Intel launches Broadwell-H chips for desktops and laptops, but world waits for 'Skylake'
While the world waits for Intel’s next-generation “Skylake” chips, the company rolled out the latest members of its fifth-generation Core lineup: the “Broadwell-H” line of socketed processors for desktop and mobile PCs.
Intel announced ten new Broadwell-H chips, known as the Intel Core i7-5xxx family. Most include the new Intel Iris Pro graphics 6200 core, which Intel claims offers graphics gains of up to twice those of the prior-generation Core i7-4790S chips. They’ll be available in systems in the next 30 to 60 days, Intel promised.
In some sense, the Broadwell-H chips bridge the gap between the fifth-generation Core chips, whose manufacturing problems delayed them for months. That’s produced a traffic jam of sorts, with the next-gen Skylake chips due by the end of the year.

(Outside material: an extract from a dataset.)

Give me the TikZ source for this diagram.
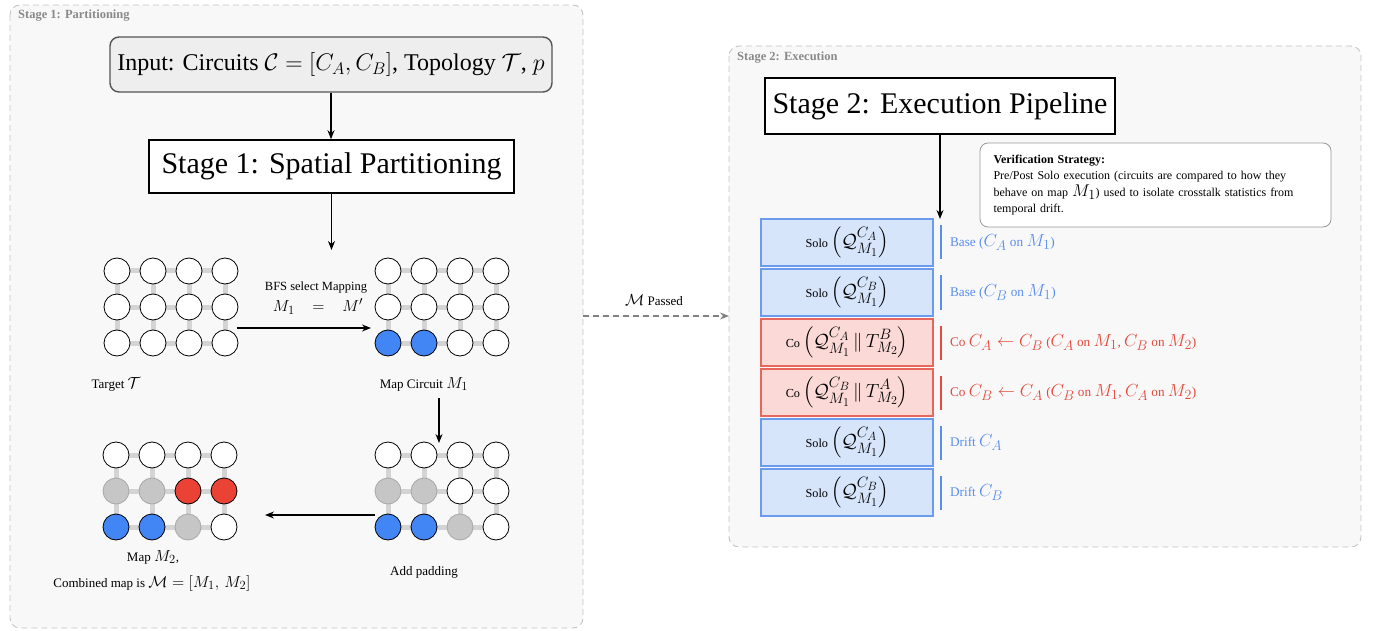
\RequirePackage{fix-cm}
\documentclass[tikz,border=0pt]{standalone}
\usepackage{amsmath}
\usepackage{fontspec}
\setmainfont{Liberation Serif}
\DeclareMathSizes{12}{17}{14}{11}
\DeclareMathSizes{13}{16}{12.5}{10}
\DeclareMathSizes{13.25}{17.5}{14}{11}
\DeclareMathSizes{12.25}{19}{15}{12}
\usetikzlibrary{arrows.meta,calc}
\definecolor{panelfill}{HTML}{F8F8F8}
\definecolor{panelborder}{HTML}{C4C4C4}
\definecolor{panellabel}{HTML}{8A8A8A}
\definecolor{qblue}{HTML}{4285F4}
\definecolor{qred}{HTML}{EA4335}
\definecolor{qgray}{HTML}{C6C6C6}
\definecolor{qgrayline}{HTML}{A8A8A8}
\definecolor{edgegray}{HTML}{D4D4D4}
\definecolor{soloFill}{HTML}{D7E5FB}
\definecolor{soloDraw}{HTML}{6A9BEF}
\definecolor{coFill}{HTML}{FAD9D6}
\definecolor{coDraw}{HTML}{E8675C}
\definecolor{lblBlue}{HTML}{5B8DEF}
\definecolor{lblRed}{HTML}{E64A3C}
\definecolor{inputFill}{HTML}{EEEEEE}
\definecolor{inputDraw}{HTML}{555555}
\pgfdeclarelayer{panels}
\pgfdeclarelayer{edges}
\pgfsetlayers{panels,edges,main}
\newcommand{\fs}[1]{\fontsize{#1}{#1}\selectfont}
\newcommand{\qubitgrid}[4]{%
  \foreach \cc [count=\i from 0] in {#4} {
    \pgfmathtruncatemacro\qrow{int(\i/4)}
    \pgfmathtruncatemacro\qcol{mod(\i,4)}
    \node[qubit,\cc] (#1-\qrow-\qcol) at ({#2+36*\qcol},{#3+36*\qrow}) {};
  }
  \begin{pgfonlayer}{edges}
    \foreach \r in {0,1,2} {
      \draw[qedge] (#1-\r-0) -- (#1-\r-1) -- (#1-\r-2) -- (#1-\r-3);
    }
    \foreach \c in {0,1,2,3} {
      \draw[qedge] (#1-0-\c) -- (#1-1-\c) -- (#1-2-\c);
    }
  \end{pgfonlayer}
}
\begin{document}
\begin{tikzpicture}[x=1pt,y=-1pt,
  panel/.style={draw=panelborder, fill=panelfill, dashed, dash pattern=on 6pt off 4pt, line width=0.9pt, rounded corners=10pt},
  panellbl/.style={anchor=west, text=panellabel, font=\fs{12.5}\bfseries, inner sep=0pt},
  qubit/.style={circle, draw=black, line width=0.8pt, minimum size=26pt, inner sep=0pt, fill=white},
  qw/.style={fill=white},
  qb/.style={fill=qblue},
  qr/.style={fill=qred},
  qg/.style={fill=qgray, draw=qgrayline},
  qedge/.style={draw=edgegray, line width=5pt},
  arr/.style={-{Stealth[length=9pt,width=7pt]}, line width=1.3pt, black},
  titlebox/.style={draw=black, line width=1.6pt, fill=white, inner sep=0pt, font=\fs{30}},
  smalllbl/.style={font=\fs{13}, inner sep=0pt},
  rowbox/.style={line width=1.8pt, minimum width=172pt, minimum height=47pt, inner sep=0pt, font=\fs{12.25}},
  solo/.style={rowbox, fill=soloFill, draw=soloDraw},
  co/.style={rowbox, fill=coFill, draw=coDraw},
  rowlbl/.style={anchor=west, inner sep=0pt, font=\fs{13.25}},
  bar/.style={line width=1.6pt},
]
\useasboundingbox (0,0) rectangle (1374,631);
\begin{pgfonlayer}{panels}
  \fill[white] (0,0) rectangle (1374,631);
  \draw[panel] (10,5) rectangle (583,628);
  \draw[panel] (729,46) rectangle (1361,547);
\end{pgfonlayer}
\node[panellbl] (p1lbl) at (18,16) {Stage 1: Partitioning};
\node[panellbl] (p2lbl) at (737,58) {Stage 2: Execution};

% ---------- Stage 1 ----------
\node[draw=inputDraw, fill=inputFill, line width=1.4pt, rounded corners=9pt,
      minimum width=442pt, minimum height=55pt, inner sep=0pt, font=\fs{24}]
      (input) at (331,64.5) {Input: Circuits $\mathcal{C}=[C_A,C_B]$, Topology $\mathcal{T}$, $p$};
\node[titlebox, minimum width=365pt, minimum height=53pt] (s1) at (331.5,166.5) {Stage 1: Spatial Partitioning};
\draw[arr] (input.south) -- (input.south |- s1.north);
\coordinate (s1end) at (331.5,250);
\draw[arr] (s1.south) -- (s1end);

\qubitgrid{ga}{117}{271}{qw,qw,qw,qw, qw,qw,qw,qw, qw,qw,qw,qw}
\qubitgrid{gb}{388}{271}{qw,qw,qw,qw, qw,qw,qw,qw, qb,qb,qw,qw}
\qubitgrid{gc}{388}{455}{qw,qw,qw,qw, qg,qg,qw,qw, qb,qb,qg,qw}
\qubitgrid{gd}{116}{455}{qw,qw,qw,qw, qg,qg,qr,qr, qb,qb,qg,qw}

\coordinate (a1s) at (237,328);
\coordinate (a1e) at (371,328);
\draw[arr] (a1s) -- (a1e);
\node[font=\fs{12.5}, inner sep=0pt] (bfs) at (316,288) {BFS select Mapping};
\node[font=\fs{13}, inner sep=0pt] (bfsm) at (318,306.5) {$M_1\;\;\;=\;\;\;M'$};

\coordinate (a2s) at (439,398);
\coordinate (a2e) at (439,443);
\draw[arr] (a2s) -- (a2e);
\coordinate (a3s) at (375,515);
\coordinate (a3e) at (265,515);
\draw[arr] (a3s) -- (a3e);

\node[smalllbl] (ltarget) at (116,384) {Target $\mathcal{T}$};
\node[smalllbl] (lmap1) at (424,384) {Map Circuit $M_1$};
\node[smalllbl] (lpad) at (424,572) {Add padding};
\node[smalllbl] (lmap2) at (153,557) {Map $M_2$,};
\node[smalllbl] (lcomb) at (152,583) {Combined map is $\mathcal{M}=[M_1,\, M_2]$};

% ---------- passing ----------
\coordinate (ps) at (583,316);
\coordinate (pe) at (729,316);
\draw[-{Stealth[length=9pt,width=7pt]}, draw=gray, fill=gray, line width=1.3pt, dash pattern=on 6pt off 4pt] (ps) -- (pe);
\node[smalllbl] (passed) at (654,300) {$\mathcal{M}$ Passed};

% ---------- Stage 2 ----------
\node[titlebox, minimum width=350pt, minimum height=56pt] (s2) at (940,106) {Stage 2: Execution Pipeline};
\coordinate (s2end) at (940,219);
\draw[arr] (s2.south) -- (s2end);

\node[draw=gray!80, fill=white, line width=0.8pt, rounded corners=8pt,
      minimum width=351pt, minimum height=84pt, text width=324pt, align=left,
      inner sep=0pt, font=\fontsize{12}{16.5}\selectfont] (verif) at (1155.5,185)
 {\textbf{Verification Strategy:}\\
  Pre/Post Solo execution (circuits are compared to how they\\
  behave on map $M_1$) used to isolate crosstalk statistics from\\
  temporal drift.};

\node[solo] (r1) at (847,242.5) {Solo $\displaystyle\left(\mathcal{Q}^{C_A}_{M_1}\right)$};
\node[solo] (r2) at (847,292.5) {Solo $\displaystyle\left(\mathcal{Q}^{C_B}_{M_1}\right)$};
\node[co]   (r3) at (847,342.5) {Co $\displaystyle\left(\mathcal{Q}^{C_A}_{M_1}\,\|\,T^{B}_{M_2}\right)$};
\node[co]   (r4) at (847,392.5) {Co $\displaystyle\left(\mathcal{Q}^{C_B}_{M_1}\,\|\,T^{A}_{M_2}\right)$};
\node[solo] (r5) at (847,442.5) {Solo $\displaystyle\left(\mathcal{Q}^{C_A}_{M_1}\right)$};
\node[solo] (r6) at (847,492.5) {Solo $\displaystyle\left(\mathcal{Q}^{C_B}_{M_1}\right)$};

\foreach \n/\col in {1/lblBlue,2/lblBlue,3/lblRed,4/lblRed,5/lblBlue,6/lblBlue} {
  \draw[bar, draw=\col] ([xshift=7pt,yshift=17pt]r\n.east) -- ([xshift=7pt,yshift=-17pt]r\n.east);
}
\node[rowlbl, text=lblBlue] (l1) at ([xshift=16pt]r1.east) {Base ($C_A$ on $M_1$)};
\node[rowlbl, text=lblBlue] (l2) at ([xshift=16pt]r2.east) {Base ($C_B$ on $M_1$)};
\node[rowlbl, text=lblRed]  (l3) at ([xshift=16pt]r3.east) {Co $C_A\leftarrow C_B$ ($C_A$ on $M_1$, $C_B$ on $M_2$)};
\node[rowlbl, text=lblRed]  (l4) at ([xshift=16pt]r4.east) {Co $C_B\leftarrow C_A$ ($C_B$ on $M_1$, $C_A$ on $M_2$)};
\node[rowlbl, text=lblBlue] (l5) at ([xshift=16pt]r5.east) {Drift $C_A$};
\node[rowlbl, text=lblBlue] (l6) at ([xshift=16pt]r6.east) {Drift $C_B$};
\end{tikzpicture}
\end{document}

Why this matters: Intel’s Broadwell-H chips could prove to be interestingly timed for Intel, given that they’ll launch about the same time as Microsoft’s Windows 10. The problem is, they’re not the chips Intel wants to sell, because the Skylake chip embodies Intel’s next-generation future of wire-free computing. But it’s the chip that’s available now, and this the one that consumers and hardware makers will seek to alleviate months of pent-up demand, especially in the desktop market.
The Broadwell-H lineup, aligned around graphics
Intel promised that 10 new processors will be part of the Broadwell-H family, including both 47-watt and 65-watt chips. All are designed for use with over 100 Intel Z97-based motherboards on the market, Intel said. All but one will have the Iris Pro Graphics 6200 core built-in.
The Core i7-5775C with the Iris Pro 6200 core will be twice as fast in 3D graphics as an i7-4790S, Intel said, and 35 percent faster in video conversion and 20 percent faster in general compute performance. In mobile, the improvments will be more modest; a Core i7-5950HQ will be just 20 percent faster in 3D graphics than the prior i7-4950HQ, Intel said.
Intel said the new chips will scream where online gaming is concerned, with frame rates topping out at 147 frames per second with League of Legends. And if those raw numbers aren’t enough, Intel plans to launch Gameplay.Intel.com in June, with lab-tested optimization settings for the new graphics cores.
Intel did not offer any metrics for battery life in its mobile chips.
The future is Skylake
Still, it’s Skylake that many are still waiting for. Intel’s Skaugen showed off “Panther Mountain,” an 8-mm-thick, 2-in-1 reference design that uses the chip, as well as “Starbrook,” a massive 109-mm thin, 4K flat-panel monitor with wireless sound that’s “absolutely stunning,” Skaugen claimed.
PCs designed around Skylake are based on Intel’s vision of a wire-free future, with display cables going away in favor of Intel’s WiDi and WiDi Pro connections, and charging cables disappearing in favor of wireless charging. Hilton Hotels, Range Rover, Ikea, and others have all committed to building in wireless charging inside of their products. The first products will supply 5 watts, then 10 watts, with the power increasing in the future, Skaugen said. He even showed off a couple reference design handsets using the company’s new “Sofia” wireless chip that were powered wirelessly.
Eventually, he said he envisioned wireless monitors being charged via the technology. At Computex, Intel announced new partnerships with Targus, Foxconn, Primax, and other Taiwan manufacturers to expand its wireless charging vision further.